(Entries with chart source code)
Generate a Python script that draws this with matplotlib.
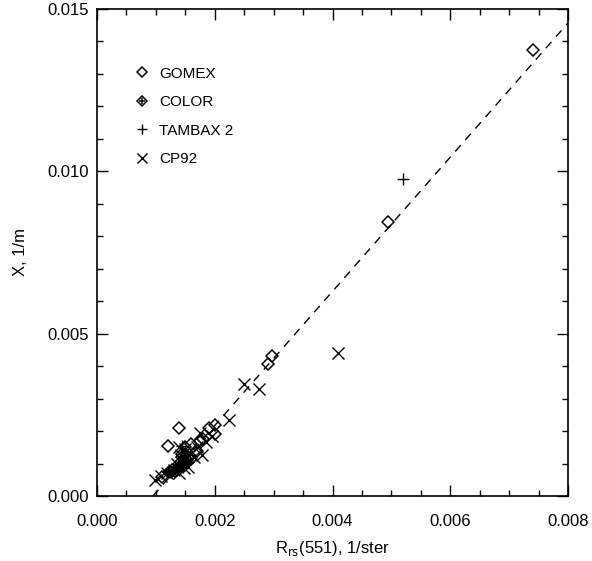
import matplotlib.pyplot as plt
from matplotlib.ticker import MultipleLocator, FormatStrFormatter

plt.rcParams['font.family'] = ['Liberation Sans', 'DejaVu Sans']

# GOMEX (open diamonds)
gomex_x = [0.00740, 0.00495, 0.00297, 0.00290, 0.00139, 0.00120, 0.00200,
           0.00190, 0.00200, 0.00180, 0.00160, 0.00150, 0.00170, 0.00110,
           0.00125, 0.00135, 0.00150, 0.00155, 0.00145, 0.00160, 0.00175]
gomex_y = [0.01375, 0.00845, 0.00430, 0.00405, 0.00210, 0.00155, 0.00220,
           0.00210, 0.00190, 0.00175, 0.00160, 0.00150, 0.00140, 0.00058,
           0.00075, 0.00080, 0.00100, 0.00120, 0.00130, 0.00115, 0.00170]

# COLOR (diamond with a cross)
color_x = [0.00122, 0.00128, 0.00133, 0.00138, 0.00142, 0.00147, 0.00150,
           0.00153, 0.00145, 0.00140]
color_y = [0.00075, 0.00080, 0.00078, 0.00085, 0.00090, 0.00095, 0.00105,
           0.00110, 0.00120, 0.00100]

# TAMBAX 2 (plus)
tambax_x = [0.00520, 0.00145, 0.00150, 0.00158]
tambax_y = [0.00975, 0.00155, 0.00135, 0.00125]

# CP92 (cross)
cp92_x = [0.00410, 0.00250, 0.00275, 0.00225, 0.00099, 0.00108, 0.00178,
          0.00150, 0.00140, 0.00135, 0.00145, 0.00155, 0.00160, 0.00170,
          0.00185, 0.00195, 0.00130, 0.00140, 0.00148, 0.00152, 0.00165,
          0.00175, 0.00118, 0.00142]
cp92_y = [0.00440, 0.00345, 0.00330, 0.00235, 0.00049, 0.00060, 0.00126,
          0.00145, 0.00150, 0.00100, 0.00110, 0.00090, 0.00130, 0.00150,
          0.00165, 0.00185, 0.00080, 0.00070, 0.00085, 0.00120, 0.00120,
          0.00195, 0.00070, 0.00125]

# regression line end points
fit_x = [0.00095, 0.00800]
fit_y = [0.0, 0.01457]

fig = plt.figure(figsize=(5.92, 5.61), dpi=100)
ax = fig.add_axes([0.1639, 0.1159, 0.7956, 0.8681])

ax.plot(fit_x, fit_y, color='black', linestyle=(0, (6, 5)), linewidth=1.0)

ms = 6
h1, = ax.plot(gomex_x, gomex_y, linestyle='none', marker='D', markersize=ms,
              markerfacecolor='none', markeredgecolor='black', markeredgewidth=1.1)
h2a, = ax.plot(color_x, color_y, linestyle='none', marker='D', markersize=ms,
               markerfacecolor='none', markeredgecolor='black', markeredgewidth=1.1)
h2b, = ax.plot(color_x, color_y, linestyle='none', marker='+', markersize=ms,
               markeredgecolor='black', markeredgewidth=1.1)
h3, = ax.plot(tambax_x, tambax_y, linestyle='none', marker='+', markersize=9,
              markeredgecolor='black', markeredgewidth=1.0)
h4, = ax.plot(cp92_x, cp92_y, linestyle='none', marker='x', markersize=9,
              markeredgecolor='black', markeredgewidth=1.0)

ax.legend([h1, (h2a, h2b), h3, h4], ['GOMEX', 'COLOR', 'TAMBAX 2', 'CP92'],
          loc='upper left', bbox_to_anchor=(0.05, 0.91), frameon=False,
          fontsize=11, handlelength=1.0, handletextpad=0.6, labelspacing=0.95,
          markerscale=0.8)

ax.set_xlim(0, 0.008)
ax.set_ylim(0, 0.015)
ax.xaxis.set_major_locator(MultipleLocator(0.002))
ax.xaxis.set_minor_locator(MultipleLocator(0.0005))
ax.yaxis.set_major_locator(MultipleLocator(0.005))
ax.yaxis.set_minor_locator(MultipleLocator(0.001))
ax.xaxis.set_major_formatter(FormatStrFormatter('%.3f'))
ax.yaxis.set_major_formatter(FormatStrFormatter('%.3f'))
ax.tick_params(which='both', direction='in', top=True, right=True,
               labelsize=12, width=1.0)
ax.tick_params(which='major', length=8)
ax.tick_params(axis='x', which='major', pad=13)
ax.tick_params(axis='y', which='major', pad=6)
ax.tick_params(which='minor', length=4)
for s in ax.spines.values():
    s.set_linewidth(1.2)

ax.set_xlabel(r'R$_{\mathrm{rs}}$(551), 1/ster', fontsize=12, labelpad=7)
ax.set_ylabel('X, 1/m', fontsize=12, labelpad=14)

fig.savefig('out.png', dpi=100)
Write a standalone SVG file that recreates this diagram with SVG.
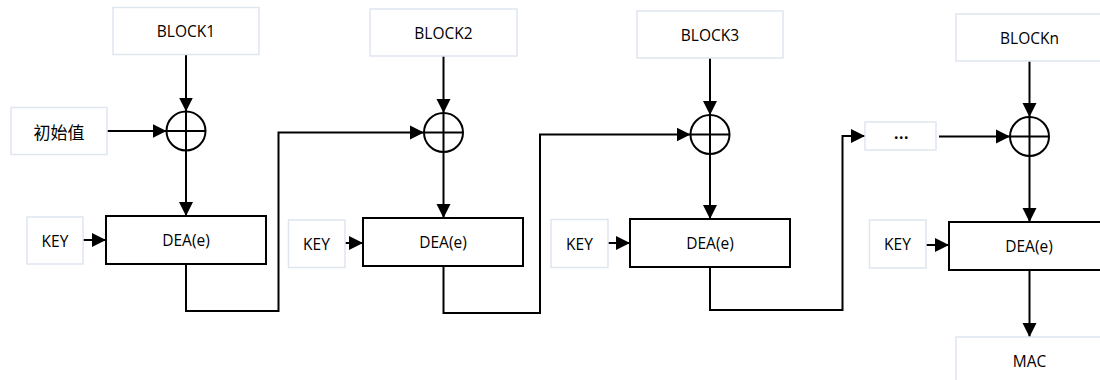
<svg xmlns="http://www.w3.org/2000/svg" width="1100" height="380" viewBox="0 0 1100 380">
  <style>
    .lbl { fill: #ffffff; stroke: #dfe5ef; stroke-width: 1.5; }
    .dea { fill: #ffffff; stroke: #000000; stroke-width: 2; }
    .xor { fill: none; stroke: #000000; stroke-width: 2; }
    .txt { font-family: "Open Sans", "Liberation Sans", Arial, sans-serif; font-size: 15.5px; fill: #000000; text-anchor: middle; dominant-baseline: central; }
    .cjk { font-family: "Noto Sans CJK SC", sans-serif; font-size: 17px; }
    .wire { fill: none; stroke: #000000; stroke-width: 2; }
    .arr { marker-end: url(#head); }
  </style>
  <defs>
    <marker id="head" markerUnits="userSpaceOnUse" markerWidth="15" markerHeight="15" viewBox="0 0 15 15" refX="14" refY="7.5" orient="auto">
      <path d="M0,0.5 L14,7.5 L0,14.5 z" fill="#000000"/>
    </marker>
  </defs>

  <rect width="1100" height="380" fill="#ffffff"/>

  <!-- connectors -->
  <g id="connectors">
    <!-- stage 1 -->
    <line class="wire arr" x1="186" y1="54" x2="186" y2="111.5"/>
    <line class="wire arr" x1="107" y1="131" x2="166.5" y2="131"/>
    <line class="wire arr" x1="186" y1="150.5" x2="186" y2="216"/>
    <line class="wire arr" x1="83" y1="240" x2="106" y2="240"/>
    <polyline class="wire arr" points="186,264 186,311 278.5,311 278.5,132.5 424,132.5"/>
    <!-- stage 2 -->
    <line class="wire arr" x1="443.5" y1="56" x2="443.5" y2="113"/>
    <line class="wire arr" x1="443.5" y1="152" x2="443.5" y2="218"/>
    <line class="wire arr" x1="345" y1="243" x2="363" y2="243"/>
    <polyline class="wire arr" points="443.5,266 443.5,313 540,313 540,134.5 690.5,134.5"/>
    <!-- stage 3 -->
    <line class="wire arr" x1="710" y1="58" x2="710" y2="115"/>
    <line class="wire arr" x1="710" y1="154" x2="710" y2="219"/>
    <line class="wire arr" x1="608" y1="243" x2="630" y2="243"/>
    <polyline class="wire arr" points="710,267 710,310 842.5,310 842.5,136 865,136"/>
    <!-- stage n -->
    <line class="wire arr" x1="939" y1="136.5" x2="1010" y2="136.5"/>
    <line class="wire arr" x1="1029.5" y1="61" x2="1029.5" y2="117"/>
    <line class="wire arr" x1="1029.5" y1="156" x2="1029.5" y2="222"/>
    <line class="wire arr" x1="926" y1="245" x2="949" y2="245"/>
    <line class="wire arr" x1="1029.5" y1="270" x2="1029.5" y2="337"/>
  </g>

  <!-- stage 1 -->
  <g id="block1">
    <rect class="lbl" x="113" y="7.5" width="146" height="47"/>
    <text class="txt" x="186" y="31">BLOCK1</text>
  </g>
  <g id="iv">
    <rect class="lbl" x="11" y="107.5" width="96" height="47"/>
    <text class="txt cjk" x="59" y="131">初始值</text>
  </g>
  <g id="xor1">
    <circle class="xor" cx="186" cy="131" r="19.5"/>
    <path class="xor" d="M166.5,131 H205.5 M186,111.5 V150.5"/>
  </g>
  <g id="key1">
    <rect class="lbl" x="27" y="217" width="56" height="47"/>
    <text class="txt" x="55" y="240.5">KEY</text>
  </g>
  <g id="dea1">
    <rect class="dea" x="106" y="216" width="160" height="48"/>
    <text class="txt" x="186" y="240">DEA(e)</text>
  </g>

  <!-- stage 2 -->
  <g id="block2">
    <rect class="lbl" x="370" y="9" width="147" height="47"/>
    <text class="txt" x="443.5" y="32.5">BLOCK2</text>
  </g>
  <g id="xor2">
    <circle class="xor" cx="443.5" cy="132.5" r="19.5"/>
    <path class="xor" d="M424,132.5 H463 M443.5,113 V152"/>
  </g>
  <g id="key2">
    <rect class="lbl" x="288.5" y="220" width="56.5" height="47.5"/>
    <text class="txt" x="316.5" y="244">KEY</text>
  </g>
  <g id="dea2">
    <rect class="dea" x="363" y="218" width="160" height="48"/>
    <text class="txt" x="443" y="242">DEA(e)</text>
  </g>

  <!-- stage 3 -->
  <g id="block3">
    <rect class="lbl" x="637" y="11" width="146" height="47"/>
    <text class="txt" x="710" y="34.5">BLOCK3</text>
  </g>
  <g id="xor3">
    <circle class="xor" cx="710" cy="134.5" r="19.5"/>
    <path class="xor" d="M690.5,134.5 H729.5 M710,115 V154"/>
  </g>
  <g id="key3">
    <rect class="lbl" x="551" y="219.5" width="57" height="48"/>
    <text class="txt" x="579.5" y="243.5">KEY</text>
  </g>
  <g id="dea3">
    <rect class="dea" x="630" y="219" width="160" height="48"/>
    <text class="txt" x="710" y="243">DEA(e)</text>
  </g>

  <!-- ellipsis between stage 3 and stage n -->
  <g id="more">
    <rect class="lbl" x="865" y="122" width="71" height="28"/>
    <text class="txt" x="901.5" y="133" font-size="17px" font-weight="bold" letter-spacing="0.5">...</text>
  </g>

  <!-- stage n -->
  <g id="blockn">
    <rect class="lbl" x="956" y="14" width="146" height="47"/>
    <text class="txt" x="1029.5" y="37.5">BLOCKn</text>
  </g>
  <g id="xorn">
    <circle class="xor" cx="1029.5" cy="136.5" r="19.5"/>
    <path class="xor" d="M1010,136.5 H1049 M1029.5,117 V156"/>
  </g>
  <g id="keyn">
    <rect class="lbl" x="869.5" y="220" width="56.5" height="48"/>
    <text class="txt" x="897.5" y="244">KEY</text>
  </g>
  <g id="dean">
    <rect class="dea" x="949" y="222" width="160" height="48"/>
    <text class="txt" x="1029" y="246">DEA(e)</text>
  </g>
  <g id="mac">
    <rect class="lbl" x="956" y="337" width="146" height="47"/>
    <text class="txt" x="1029.5" y="361">MAC</text>
  </g>
</svg>
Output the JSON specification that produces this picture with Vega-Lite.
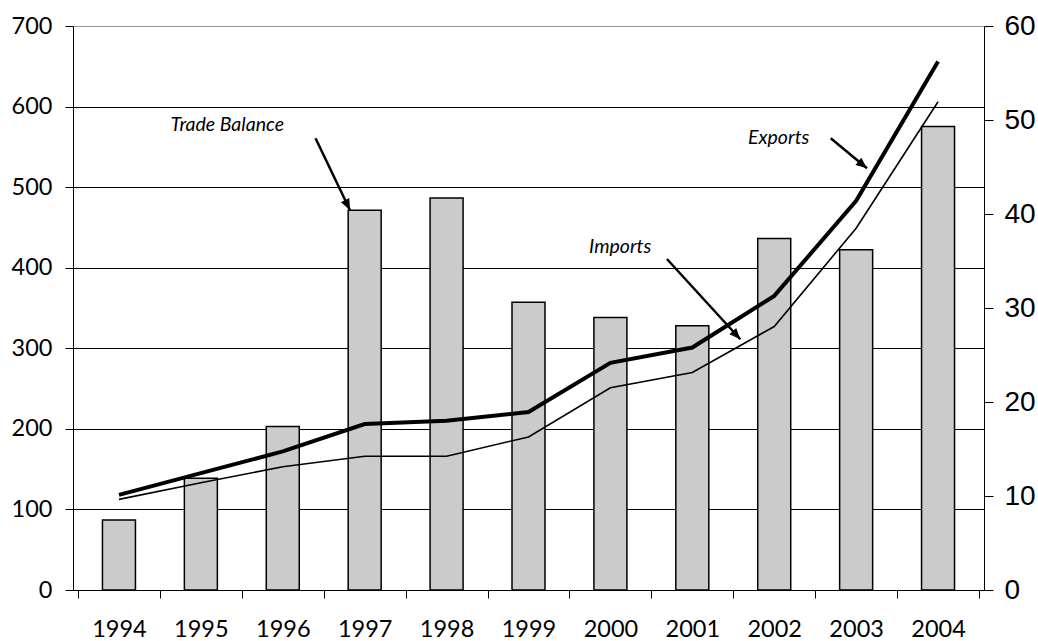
{
  "$schema": "https://vega.github.io/schema/vega-lite/v6.json",
  "width": 911,
  "height": 564,
  "autosize": {"type": "none"},
  "padding": {"left": 73, "top": 26, "right": 54, "bottom": 51},
  "background": "white",
  "config": {
    "view": {"stroke": null},
    "axis": {"labelColor": "black", "domainColor": "black", "tickColor": "black", "domainWidth": 1, "tickWidth": 1}
  },
  "datasets": {
    "trade": [
      {"year": 1994, "exports": 118, "imports": 112.5, "balance": 7.45},
      {"year": 1995, "exports": 145, "imports": 133, "balance": 11.9},
      {"year": 1996, "exports": 172, "imports": 153, "balance": 17.4},
      {"year": 1997, "exports": 206, "imports": 166, "balance": 40.4},
      {"year": 1998, "exports": 210, "imports": 166, "balance": 41.7},
      {"year": 1999, "exports": 221, "imports": 190, "balance": 30.6},
      {"year": 2000, "exports": 282, "imports": 251, "balance": 29.0},
      {"year": 2001, "exports": 301, "imports": 270, "balance": 28.1},
      {"year": 2002, "exports": 365, "imports": 327, "balance": 37.4},
      {"year": 2003, "exports": 483, "imports": 449, "balance": 36.2},
      {"year": 2004, "exports": 656, "imports": 606, "balance": 49.3}
    ],
    "notes": [
      {"label": "Trade Balance", "nx": 1994.63, "ny": 577},
      {"label": "Imports", "nx": 1999.74, "ny": 426},
      {"label": "Exports", "nx": 2001.68, "ny": 561}
    ],
    "arrows": [
      {"name": "tb", "ax": 1996.40, "ay": 560.6, "tx": 1996.82, "ty": 471.6},
      {"name": "im", "ax": 2000.69, "ay": 410.8, "tx": 2001.586, "ty": 311.2},
      {"name": "ex", "ax": 2002.69, "ay": 560.6, "tx": 2003.132, "ty": 523.4}
    ]
  },
  "layer": [
    {
      "data": {"name": "trade"},
      "mark": {"type": "bar", "width": 33, "fill": "#cbcbcb", "stroke": "black", "strokeWidth": 1.5},
      "encoding": {
        "x": {
          "field": "year", "type": "quantitative", "title": null,
          "scale": {"domain": [1993.5, 2004.5], "nice": false, "zero": false},
          "axis": {
            "values": [1993.5, 1994, 1994.5, 1995, 1995.5, 1996, 1996.5, 1997, 1997.5, 1998, 1998.5, 1999, 1999.5, 2000, 2000.5, 2001, 2001.5, 2002, 2002.5, 2003, 2003.5, 2004, 2004.5],
            "labelExpr": "datum.value % 1 === 0 ? '' + datum.value : ''",
            "tickOpacity": {"condition": {"test": "datum.value % 1 === 0", "value": 0}, "value": 1},
            "tickSize": 8, "labelFont": "Lato", "labelFontSize": 23.5, "labelPadding": 19,
            "grid": false, "labelOverlap": false, "labelFlush": false
          }
        },
        "y": {
          "field": "balance", "type": "quantitative", "title": null,
          "scale": {"domain": [0, 60], "nice": false},
          "axis": {
            "orient": "right", "values": [0, 10, 20, 30, 40, 50, 60], "grid": false,
            "labelFont": "Liberation Sans", "labelFontSize": 28, "tickSize": 9, "labelPadding": 11
          }
        }
      }
    },
    {
      "layer": [
        {
          "data": {"name": "trade"},
          "mark": {"type": "line", "color": "black", "strokeWidth": 1.6},
          "encoding": {
            "x": {"field": "year", "type": "quantitative", "title": null},
            "y": {
              "field": "imports", "type": "quantitative", "title": null,
              "scale": {"domain": [0, 700], "nice": false},
              "axis": {
                "orient": "left", "values": [0, 100, 200, 300, 400, 500, 600, 700],
                "grid": true, "gridWidth": 1,
                "gridColor": {"condition": {"test": "datum.value === 700", "value": "#999999"}, "value": "black"},
                "labelFont": "Lato", "labelFontSize": 23.5, "tickSize": 8, "labelPadding": 13
              }
            }
          }
        },
        {
          "data": {"name": "trade"},
          "mark": {"type": "line", "color": "black", "strokeWidth": 4},
          "encoding": {
            "x": {"field": "year", "type": "quantitative", "title": null},
            "y": {"field": "exports", "type": "quantitative", "title": null}
          }
        },
        {
          "data": {"name": "arrows"},
          "mark": {"type": "rule", "color": "black", "strokeWidth": 2.5},
          "encoding": {
            "x": {"field": "ax", "type": "quantitative", "title": null},
            "y": {"field": "ay", "type": "quantitative", "title": null},
            "x2": {"field": "tx"},
            "y2": {"field": "ty"}
          }
        },
        {
          "data": {"name": "arrows"},
          "transform": [{"filter": "datum.name === 'tb'"}],
          "mark": {"type": "point", "shape": "M0,0L-0.42,1L0.42,1Z", "filled": true, "color": "black", "opacity": 1, "size": 484, "angle": 154},
          "encoding": {
            "x": {"field": "tx", "type": "quantitative", "title": null},
            "y": {"field": "ty", "type": "quantitative", "title": null}
          }
        },
        {
          "data": {"name": "arrows"},
          "transform": [{"filter": "datum.name === 'im'"}],
          "mark": {"type": "point", "shape": "M0,0L-0.42,1L0.42,1Z", "filled": true, "color": "black", "opacity": 1, "size": 484, "angle": 137},
          "encoding": {
            "x": {"field": "tx", "type": "quantitative", "title": null},
            "y": {"field": "ty", "type": "quantitative", "title": null}
          }
        },
        {
          "data": {"name": "arrows"},
          "transform": [{"filter": "datum.name === 'ex'"}],
          "mark": {"type": "point", "shape": "M0,0L-0.42,1L0.42,1Z", "filled": true, "color": "black", "opacity": 1, "size": 484, "angle": 129},
          "encoding": {
            "x": {"field": "tx", "type": "quantitative", "title": null},
            "y": {"field": "ty", "type": "quantitative", "title": null}
          }
        },
        {
          "data": {"name": "notes"},
          "mark": {"type": "text", "align": "left", "baseline": "middle", "font": "Lato", "fontStyle": "italic", "fontSize": 19.5, "color": "black"},
          "encoding": {
            "x": {"field": "nx", "type": "quantitative", "title": null},
            "y": {"field": "ny", "type": "quantitative", "title": null},
            "text": {"field": "label"}
          }
        }
      ]
    }
  ],
  "resolve": {"scale": {"y": "independent"}}
}
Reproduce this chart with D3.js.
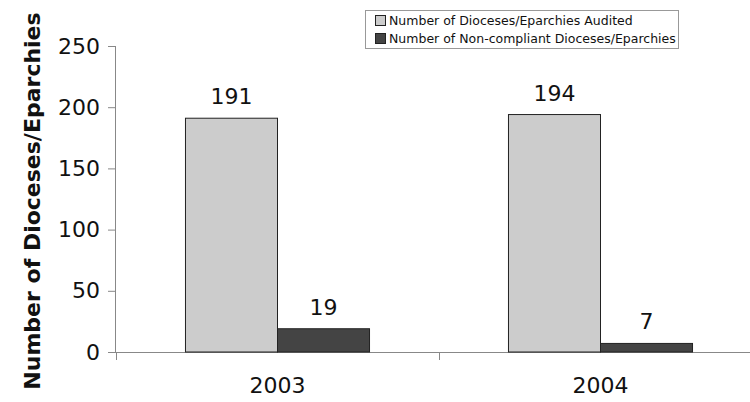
<!DOCTYPE html>
<html><head><meta charset="utf-8">
<script src="https://cdn.jsdelivr.net/npm/d3@7"></script>
<style>body{margin:0;background:#fff}svg{display:block}text{font-family:"DejaVu Sans",sans-serif;fill:#111}</style>
</head><body><svg id="c" width="750" height="402"></svg>
<script>
const categories = ["2003", "2004"];
const seriesNames = ["Number of Dioceses/Eparchies Audited", "Number of Non-compliant Dioceses/Eparchies"];
const audited = [191, 194];
const noncompliant = [19, 7];
const yTicks = [0, 50, 100, 150, 200, 250];
const colors = ["#cccccc", "#444444"];

(function(){
const svg = d3.select("#c");
const mLeft = 116, mBottom = 352, mTop = 46;
const band = 323;
const x = d3.scaleBand().domain(categories).range([mLeft, mLeft + band * categories.length]).paddingInner(0).paddingOuter(0);
const x1 = d3.scaleBand().domain([0, 1]).range([0, x.bandwidth()]).paddingInner(0).paddingOuter(0.755);
const y = d3.scaleLinear().domain([0, 250]).range([mBottom, mTop]);

// y axis
const ya = svg.append("g").attr("transform", `translate(${mLeft},0)`)
  .call(d3.axisLeft(y).tickValues(yTicks).tickSize(8).tickPadding(8));
ya.select(".domain").attr("stroke", "#888").attr("d", `M-0.5,${mTop}V${mBottom}`);
ya.selectAll(".tick line").attr("stroke", "#888");
ya.selectAll(".tick text").style("font-size", "22px").attr("fill", "#111").style("font-family", "DejaVu Sans");

// x axis
const xa = svg.append("g").attr("transform", `translate(0,${mBottom})`);
xa.append("line").attr("x1", mLeft - 8).attr("x2", 750).attr("y1", 0.5).attr("y2", 0.5).attr("stroke", "#888");
const xt = categories.map(c => x(c)).concat([x(categories[categories.length-1]) + x.bandwidth()]);
xa.selectAll("line.t").data(xt).join("line").attr("class","t")
  .attr("x1", d => d + 0.5).attr("x2", d => d + 0.5).attr("y1", 0).attr("y2", 8).attr("stroke", "#888");
xa.selectAll("text").data(categories).join("text")
  .attr("x", d => x(d) + x.bandwidth() / 2).attr("y", 41).attr("text-anchor", "middle")
  .style("font-size", "22px").text(d => d);

// bars
const data = categories.map((c, i) => ({c, vals: [audited[i], noncompliant[i]]}));
const g = svg.append("g");
data.forEach(d => {
  d.vals.forEach((v, j) => {
    const bx = x(d.c) + x1(j);
    g.append("rect").attr("x", bx).attr("y", y(v)).attr("width", x1.bandwidth()).attr("height", mBottom - y(v))
      .attr("fill", colors[j]).attr("stroke", "#222").attr("stroke-width", 1);
    g.append("text").attr("x", bx + x1.bandwidth() / 2).attr("y", y(v) - 14).attr("text-anchor", "middle")
      .style("font-size", "22px").text(v);
  });
});

// y title
svg.append("text").attr("transform", `translate(40,${(mTop+mBottom)/2 + 2}) rotate(-90)`)
  .attr("text-anchor", "middle").style("font-size", "22px").style("font-weight", "bold").text("Number of Dioceses/Eparchies");

// legend
const lg = svg.append("g");
lg.append("rect").attr("x", 365.5).attr("y", 10.5).attr("width", 313).attr("height", 38).attr("fill", "#fff").attr("stroke", "#999");
seriesNames.forEach((n, i) => {
  lg.append("rect").attr("x", 375.5).attr("y", 15.5 + i * 18).attr("width", 10).attr("height", 10)
    .attr("fill", colors[i]).attr("stroke", "#222");
  lg.append("text").attr("x", 389).attr("y", 25 + i * 18).style("font-size", "12.5px").text(n);
});
})();
</script></body></html>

▶ **Request**:
From the top of the listing above, repeat each line exactly until you reach the line containing "(6, 5)), linewidth=1.0)", and repeat that one too. Leave the pictures out.

▶ **The answer**:
Generate a Python script that draws this with matplotlib.
import matplotlib.pyplot as plt
from matplotlib.ticker import MultipleLocator, FormatStrFormatter

plt.rcParams['font.family'] = ['Liberation Sans', 'DejaVu Sans']

# GOMEX (open diamonds)
gomex_x = [0.00740, 0.00495, 0.00297, 0.00290, 0.00139, 0.00120, 0.00200,
           0.00190, 0.00200, 0.00180, 0.00160, 0.00150, 0.00170, 0.00110,
           0.00125, 0.00135, 0.00150, 0.00155, 0.00145, 0.00160, 0.00175]
gomex_y = [0.01375, 0.00845, 0.00430, 0.00405, 0.00210, 0.00155, 0.00220,
           0.00210, 0.00190, 0.00175, 0.00160, 0.00150, 0.00140, 0.00058,
           0.00075, 0.00080, 0.00100, 0.00120, 0.00130, 0.00115, 0.00170]

# COLOR (diamond with a cross)
color_x = [0.00122, 0.00128, 0.00133, 0.00138, 0.00142, 0.00147, 0.00150,
           0.00153, 0.00145, 0.00140]
color_y = [0.00075, 0.00080, 0.00078, 0.00085, 0.00090, 0.00095, 0.00105,
           0.00110, 0.00120, 0.00100]

# TAMBAX 2 (plus)
tambax_x = [0.00520, 0.00145, 0.00150, 0.00158]
tambax_y = [0.00975, 0.00155, 0.00135, 0.00125]

# CP92 (cross)
cp92_x = [0.00410, 0.00250, 0.00275, 0.00225, 0.00099, 0.00108, 0.00178,
          0.00150, 0.00140, 0.00135, 0.00145, 0.00155, 0.00160, 0.00170,
          0.00185, 0.00195, 0.00130, 0.00140, 0.00148, 0.00152, 0.00165,
          0.00175, 0.00118, 0.00142]
cp92_y = [0.00440, 0.00345, 0.00330, 0.00235, 0.00049, 0.00060, 0.00126,
          0.00145, 0.00150, 0.00100, 0.00110, 0.00090, 0.00130, 0.00150,
          0.00165, 0.00185, 0.00080, 0.00070, 0.00085, 0.00120, 0.00120,
          0.00195, 0.00070, 0.00125]

# regression line end points
fit_x = [0.00095, 0.00800]
fit_y = [0.0, 0.01457]

fig = plt.figure(figsize=(5.92, 5.61), dpi=100)
ax = fig.add_axes([0.1639, 0.1159, 0.7956, 0.8681])

ax.plot(fit_x, fit_y, color='black', linestyle=(0, (6, 5)), linewidth=1.0)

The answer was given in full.